Task:
Your copy should hold exactly the lines from the one containing "Generate a LaTeX" to the one containing "([yshift=-18pt]rgt) -- ([yshift=18pt]rgt);", inclusive, with no pictures.

[Code that draws figures]
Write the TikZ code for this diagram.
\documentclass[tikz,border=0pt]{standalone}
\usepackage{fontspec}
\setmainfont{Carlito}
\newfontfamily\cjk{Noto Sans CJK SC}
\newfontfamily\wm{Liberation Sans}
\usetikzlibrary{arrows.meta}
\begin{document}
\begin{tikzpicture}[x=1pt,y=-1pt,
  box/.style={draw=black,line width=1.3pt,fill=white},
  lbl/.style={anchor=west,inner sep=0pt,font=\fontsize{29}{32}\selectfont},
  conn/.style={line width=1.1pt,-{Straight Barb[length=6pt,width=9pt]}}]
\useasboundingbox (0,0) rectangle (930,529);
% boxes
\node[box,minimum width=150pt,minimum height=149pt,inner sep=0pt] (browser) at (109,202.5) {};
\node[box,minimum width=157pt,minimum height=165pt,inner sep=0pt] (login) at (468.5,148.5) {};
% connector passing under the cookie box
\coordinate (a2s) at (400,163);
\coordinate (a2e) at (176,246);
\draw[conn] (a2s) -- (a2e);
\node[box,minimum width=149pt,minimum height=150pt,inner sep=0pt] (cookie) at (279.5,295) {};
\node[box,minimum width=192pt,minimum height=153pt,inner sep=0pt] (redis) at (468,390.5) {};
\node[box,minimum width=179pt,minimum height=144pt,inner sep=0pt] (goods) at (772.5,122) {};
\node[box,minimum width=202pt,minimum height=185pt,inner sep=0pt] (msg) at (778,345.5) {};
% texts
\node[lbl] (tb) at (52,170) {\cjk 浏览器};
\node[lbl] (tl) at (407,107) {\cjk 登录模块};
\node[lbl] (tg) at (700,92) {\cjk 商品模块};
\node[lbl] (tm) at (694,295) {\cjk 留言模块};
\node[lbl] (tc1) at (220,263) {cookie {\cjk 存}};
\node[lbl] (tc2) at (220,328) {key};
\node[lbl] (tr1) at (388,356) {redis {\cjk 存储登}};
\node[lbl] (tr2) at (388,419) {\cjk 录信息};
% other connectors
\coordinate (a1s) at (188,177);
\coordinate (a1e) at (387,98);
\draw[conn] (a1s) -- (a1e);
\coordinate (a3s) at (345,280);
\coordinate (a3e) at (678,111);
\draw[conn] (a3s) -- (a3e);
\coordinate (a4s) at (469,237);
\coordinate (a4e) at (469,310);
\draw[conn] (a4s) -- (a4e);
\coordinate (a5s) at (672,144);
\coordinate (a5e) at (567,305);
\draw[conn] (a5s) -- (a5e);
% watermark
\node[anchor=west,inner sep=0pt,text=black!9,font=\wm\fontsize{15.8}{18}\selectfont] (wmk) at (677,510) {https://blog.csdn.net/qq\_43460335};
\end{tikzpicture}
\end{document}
---
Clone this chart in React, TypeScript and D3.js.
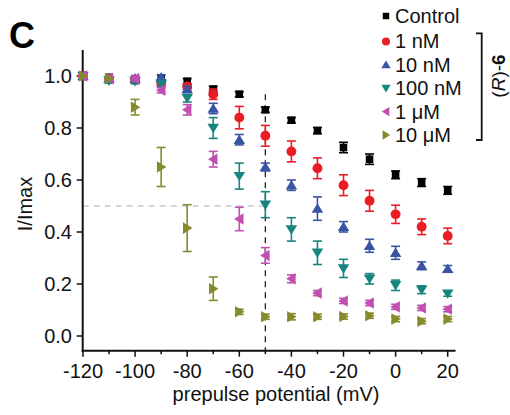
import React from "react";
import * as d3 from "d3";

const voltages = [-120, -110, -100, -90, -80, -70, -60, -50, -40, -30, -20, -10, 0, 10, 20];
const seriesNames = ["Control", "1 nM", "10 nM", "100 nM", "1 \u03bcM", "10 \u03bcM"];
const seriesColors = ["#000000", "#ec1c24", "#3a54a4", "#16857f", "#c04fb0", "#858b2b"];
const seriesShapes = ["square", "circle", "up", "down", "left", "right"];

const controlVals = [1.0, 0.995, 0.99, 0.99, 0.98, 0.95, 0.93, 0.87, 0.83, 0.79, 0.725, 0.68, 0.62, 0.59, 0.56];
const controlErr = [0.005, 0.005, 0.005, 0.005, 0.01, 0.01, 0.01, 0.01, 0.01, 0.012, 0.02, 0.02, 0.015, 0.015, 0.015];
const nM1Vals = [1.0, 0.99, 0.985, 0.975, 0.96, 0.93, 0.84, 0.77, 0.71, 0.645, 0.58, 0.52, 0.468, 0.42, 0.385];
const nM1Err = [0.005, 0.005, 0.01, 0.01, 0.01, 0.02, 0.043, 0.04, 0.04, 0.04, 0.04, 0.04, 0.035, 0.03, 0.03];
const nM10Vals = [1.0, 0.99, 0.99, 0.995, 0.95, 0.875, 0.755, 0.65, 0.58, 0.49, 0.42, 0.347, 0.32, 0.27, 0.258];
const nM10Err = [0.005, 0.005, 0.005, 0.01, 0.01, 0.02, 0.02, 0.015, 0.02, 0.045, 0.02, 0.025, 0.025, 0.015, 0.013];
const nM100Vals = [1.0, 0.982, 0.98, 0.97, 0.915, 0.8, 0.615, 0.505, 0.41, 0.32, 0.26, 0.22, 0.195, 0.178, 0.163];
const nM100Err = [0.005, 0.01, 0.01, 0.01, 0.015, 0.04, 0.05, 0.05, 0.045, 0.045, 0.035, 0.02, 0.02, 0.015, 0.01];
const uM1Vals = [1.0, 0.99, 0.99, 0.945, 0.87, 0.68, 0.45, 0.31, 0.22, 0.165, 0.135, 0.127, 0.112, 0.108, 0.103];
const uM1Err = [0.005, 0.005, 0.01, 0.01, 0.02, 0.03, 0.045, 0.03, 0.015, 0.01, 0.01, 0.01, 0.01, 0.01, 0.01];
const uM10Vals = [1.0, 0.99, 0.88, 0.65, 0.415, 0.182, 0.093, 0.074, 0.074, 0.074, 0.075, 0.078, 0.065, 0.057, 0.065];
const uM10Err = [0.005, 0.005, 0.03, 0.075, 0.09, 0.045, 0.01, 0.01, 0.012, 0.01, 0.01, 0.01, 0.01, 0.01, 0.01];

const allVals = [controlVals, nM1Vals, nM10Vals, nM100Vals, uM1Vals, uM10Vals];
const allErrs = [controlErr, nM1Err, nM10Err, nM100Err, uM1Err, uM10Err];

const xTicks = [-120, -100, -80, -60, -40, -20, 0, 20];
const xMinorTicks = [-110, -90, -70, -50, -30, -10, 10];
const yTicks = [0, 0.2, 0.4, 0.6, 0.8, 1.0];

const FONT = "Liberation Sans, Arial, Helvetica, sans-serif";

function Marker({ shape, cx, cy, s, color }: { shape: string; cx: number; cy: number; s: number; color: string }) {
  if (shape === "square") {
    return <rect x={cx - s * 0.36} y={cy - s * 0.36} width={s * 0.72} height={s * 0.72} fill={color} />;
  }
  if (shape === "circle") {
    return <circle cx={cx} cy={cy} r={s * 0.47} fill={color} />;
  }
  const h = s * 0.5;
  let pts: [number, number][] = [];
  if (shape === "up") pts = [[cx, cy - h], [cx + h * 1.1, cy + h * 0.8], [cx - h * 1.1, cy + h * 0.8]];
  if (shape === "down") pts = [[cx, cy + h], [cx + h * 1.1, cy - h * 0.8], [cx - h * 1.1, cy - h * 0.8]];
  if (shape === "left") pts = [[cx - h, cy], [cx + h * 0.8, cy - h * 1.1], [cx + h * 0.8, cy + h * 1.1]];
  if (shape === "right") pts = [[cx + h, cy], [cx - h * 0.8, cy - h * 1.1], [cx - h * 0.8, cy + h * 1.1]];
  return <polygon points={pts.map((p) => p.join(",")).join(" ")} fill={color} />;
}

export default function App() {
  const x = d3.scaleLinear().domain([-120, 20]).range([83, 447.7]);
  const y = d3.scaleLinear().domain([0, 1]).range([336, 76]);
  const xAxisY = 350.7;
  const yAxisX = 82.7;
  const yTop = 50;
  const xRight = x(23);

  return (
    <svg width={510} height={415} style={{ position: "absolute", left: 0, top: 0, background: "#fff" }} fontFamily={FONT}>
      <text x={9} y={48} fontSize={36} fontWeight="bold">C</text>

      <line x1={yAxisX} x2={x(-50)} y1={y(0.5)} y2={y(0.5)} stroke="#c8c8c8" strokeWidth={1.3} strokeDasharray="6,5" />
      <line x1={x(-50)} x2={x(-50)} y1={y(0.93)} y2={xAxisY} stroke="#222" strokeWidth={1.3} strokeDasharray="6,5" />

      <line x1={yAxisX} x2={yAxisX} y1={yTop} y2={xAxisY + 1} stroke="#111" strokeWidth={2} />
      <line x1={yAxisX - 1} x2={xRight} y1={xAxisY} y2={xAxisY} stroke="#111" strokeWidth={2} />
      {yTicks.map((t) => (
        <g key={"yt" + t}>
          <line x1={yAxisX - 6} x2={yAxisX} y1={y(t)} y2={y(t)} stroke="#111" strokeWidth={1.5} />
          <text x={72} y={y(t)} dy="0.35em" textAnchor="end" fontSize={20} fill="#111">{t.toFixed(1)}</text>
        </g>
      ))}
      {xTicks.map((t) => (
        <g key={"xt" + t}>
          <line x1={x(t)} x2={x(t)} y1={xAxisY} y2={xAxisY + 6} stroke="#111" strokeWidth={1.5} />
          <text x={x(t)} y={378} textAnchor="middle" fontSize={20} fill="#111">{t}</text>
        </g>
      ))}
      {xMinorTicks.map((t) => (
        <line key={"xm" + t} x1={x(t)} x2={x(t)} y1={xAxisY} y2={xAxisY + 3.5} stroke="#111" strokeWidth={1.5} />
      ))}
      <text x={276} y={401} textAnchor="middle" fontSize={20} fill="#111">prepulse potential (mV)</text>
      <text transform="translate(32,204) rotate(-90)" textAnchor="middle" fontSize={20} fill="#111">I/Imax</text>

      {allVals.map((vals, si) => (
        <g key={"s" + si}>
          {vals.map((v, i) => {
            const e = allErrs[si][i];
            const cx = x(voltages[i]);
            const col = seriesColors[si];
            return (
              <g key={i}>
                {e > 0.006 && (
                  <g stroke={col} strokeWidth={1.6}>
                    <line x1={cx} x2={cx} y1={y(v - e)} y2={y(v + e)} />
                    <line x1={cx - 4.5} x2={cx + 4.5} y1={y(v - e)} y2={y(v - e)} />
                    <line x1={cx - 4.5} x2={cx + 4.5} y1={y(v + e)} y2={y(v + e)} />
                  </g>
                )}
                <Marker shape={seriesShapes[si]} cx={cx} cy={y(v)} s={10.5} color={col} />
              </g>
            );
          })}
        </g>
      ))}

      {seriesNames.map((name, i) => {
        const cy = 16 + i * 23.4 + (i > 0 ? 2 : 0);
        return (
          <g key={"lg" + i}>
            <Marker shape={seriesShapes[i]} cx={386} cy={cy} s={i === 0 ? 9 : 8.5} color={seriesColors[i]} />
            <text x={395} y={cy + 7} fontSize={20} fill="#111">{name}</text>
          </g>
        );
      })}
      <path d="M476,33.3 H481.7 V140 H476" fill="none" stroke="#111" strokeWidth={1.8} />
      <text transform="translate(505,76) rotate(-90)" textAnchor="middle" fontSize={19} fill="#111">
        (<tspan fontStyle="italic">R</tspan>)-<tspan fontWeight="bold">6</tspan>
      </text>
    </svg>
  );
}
---
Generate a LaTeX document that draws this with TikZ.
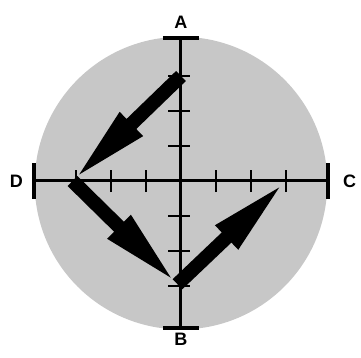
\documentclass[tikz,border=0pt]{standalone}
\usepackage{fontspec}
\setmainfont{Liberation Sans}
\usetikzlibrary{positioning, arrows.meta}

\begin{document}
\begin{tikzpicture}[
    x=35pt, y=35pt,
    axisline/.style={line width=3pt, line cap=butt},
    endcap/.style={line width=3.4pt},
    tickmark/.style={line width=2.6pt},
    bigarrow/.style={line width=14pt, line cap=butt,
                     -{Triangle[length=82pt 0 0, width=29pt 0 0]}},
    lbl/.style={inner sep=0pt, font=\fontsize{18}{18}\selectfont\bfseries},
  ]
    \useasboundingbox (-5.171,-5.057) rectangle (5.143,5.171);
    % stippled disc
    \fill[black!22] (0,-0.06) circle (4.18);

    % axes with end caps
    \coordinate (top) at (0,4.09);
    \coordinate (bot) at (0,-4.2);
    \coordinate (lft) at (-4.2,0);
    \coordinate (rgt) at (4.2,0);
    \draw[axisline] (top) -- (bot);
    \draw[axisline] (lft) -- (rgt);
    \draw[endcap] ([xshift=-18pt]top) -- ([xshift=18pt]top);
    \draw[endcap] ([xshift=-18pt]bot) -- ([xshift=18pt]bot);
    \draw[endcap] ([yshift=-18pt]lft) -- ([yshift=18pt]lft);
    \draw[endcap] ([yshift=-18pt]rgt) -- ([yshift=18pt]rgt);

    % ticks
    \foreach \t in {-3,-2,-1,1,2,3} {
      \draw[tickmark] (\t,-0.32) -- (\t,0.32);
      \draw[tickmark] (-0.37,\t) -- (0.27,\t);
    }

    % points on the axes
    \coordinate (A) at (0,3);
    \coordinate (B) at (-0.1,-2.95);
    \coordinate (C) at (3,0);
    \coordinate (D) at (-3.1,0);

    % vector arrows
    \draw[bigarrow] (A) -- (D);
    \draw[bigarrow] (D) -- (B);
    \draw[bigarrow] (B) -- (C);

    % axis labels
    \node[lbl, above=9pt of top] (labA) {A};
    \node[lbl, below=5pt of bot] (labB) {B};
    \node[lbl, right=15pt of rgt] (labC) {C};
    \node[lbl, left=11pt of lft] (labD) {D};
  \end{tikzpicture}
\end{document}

Result:
Generate a LaTeX document that draws this with TikZ.
\documentclass[tikz,border=0pt]{standalone}
\usepackage{fontspec}
\setmainfont{Liberation Sans}
\usetikzlibrary{positioning, arrows.meta}

\begin{document}
\begin{tikzpicture}[
    x=35pt, y=35pt,
    axisline/.style={line width=3pt, line cap=butt},
    endcap/.style={line width=3.4pt},
    tickmark/.style={line width=2.6pt},
    bigarrow/.style={line width=14pt, line cap=butt,
                     -{Triangle[length=82pt 0 0, width=29pt 0 0]}},
    lbl/.style={inner sep=0pt, font=\fontsize{18}{18}\selectfont\bfseries},
  ]
    \useasboundingbox (-5.171,-5.057) rectangle (5.143,5.171);
    % stippled disc
    \fill[black!22] (0,-0.06) circle (4.18);

    % axes with end caps
    \coordinate (top) at (0,4.09);
    \coordinate (bot) at (0,-4.2);
    \coordinate (lft) at (-4.2,0);
    \coordinate (rgt) at (4.2,0);
    \draw[axisline] (top) -- (bot);
    \draw[axisline] (lft) -- (rgt);
    \draw[endcap] ([xshift=-18pt]top) -- ([xshift=18pt]top);
    \draw[endcap] ([xshift=-18pt]bot) -- ([xshift=18pt]bot);
    \draw[endcap] ([yshift=-18pt]lft) -- ([yshift=18pt]lft);
    \draw[endcap] ([yshift=-18pt]rgt) -- ([yshift=18pt]rgt);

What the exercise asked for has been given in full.